England’s identity

As if from nowhere, local suddenly became the buzzword of the Noughties. Now we all strive to buy local food, and that’s got the super-market chains falling over themselves to be the biggest and best local supplier. Local is suddenly the height of fashion. However, local distinctiveness isn’t a new thing it’s something that we’ve lost and are only slowly beginning to rediscover, and it’s about much more than food. It’s about England itself.

The French have been much better than us at celebrating and cherishing the local, or terroir as they call it, literally ‘the earth’. All local distinctiveness starts there, in the rocks and soil of each region. It is perhaps more astonishing that in England, where we have such diverse geology and thereby so much local distinctiveness, that we have ignored it for so long, but the old adage that ‘you never miss something until it’s gone’ is very apt in our case. Why does it take foreigners such as Bill Bryson, our own Carla Carlisle or Paul Mellon to tell us how lucky we are? The world is full of Anglophiles, and the foreign rich are flooding into our country, while we, the natives, barely appreciate what we’ve got and hardly defend what we’re about to lose.

Britain’s many thriving local dialects give it character. Local building stone shapes and colours the villages and the towns. Local foods from Cromer crabs to Dorset knobs delight our palettes in a way a hamburger never will. Our landscape varies from mile to mile, from the low, oozing Norfolk fens to the spectacular heights of the Lake District. Many of our greatest authors Hardy, the Brontës, Wordsworth, Austen are inextricably linked to an area, and what would Constable have achieved without the inspiration of Suffolk and Essex, or Elgar without Herefordshire?
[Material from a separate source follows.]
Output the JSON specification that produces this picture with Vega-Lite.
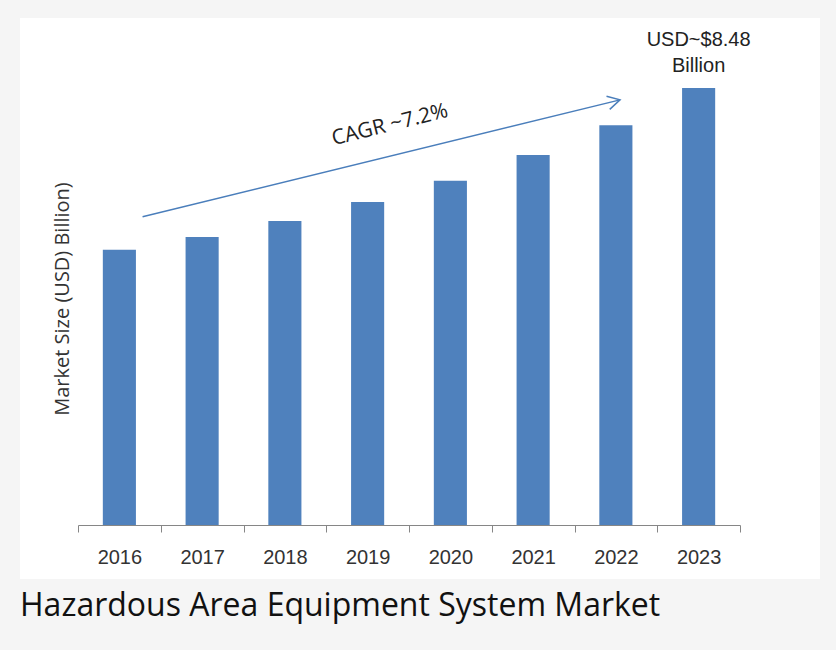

So where’s the problem? It’s this: we’ve spent the past century creating a boring, characterless, amorphous mass of a country, where every high street looks the same; where houses are made like peas in a pod; where taste has been sacrificed for conformity, and where beauty is valued less than a quick profit. It’s not too late to stop the rot. We need to build houses more sympathetic to their local areas, using appropriate building materials. We must fight for the uniqueness of our market towns, so we can distinguish between the shop fronts of Chipping Campden and Guildford. We must preserve the beauty of our shires. In short, we need to celebrate our glorious local distinctiveness so that we can pass on a country that our children and grandchildren can love and preserve, too.

We have the greatest local distinctiveness in the world, and that’s why we’ve dedicated this issue to it. We must learn to enjoy it and shout it from the rooftops. In today’s issue, we do. Local should not be a passing trend we must make it our future.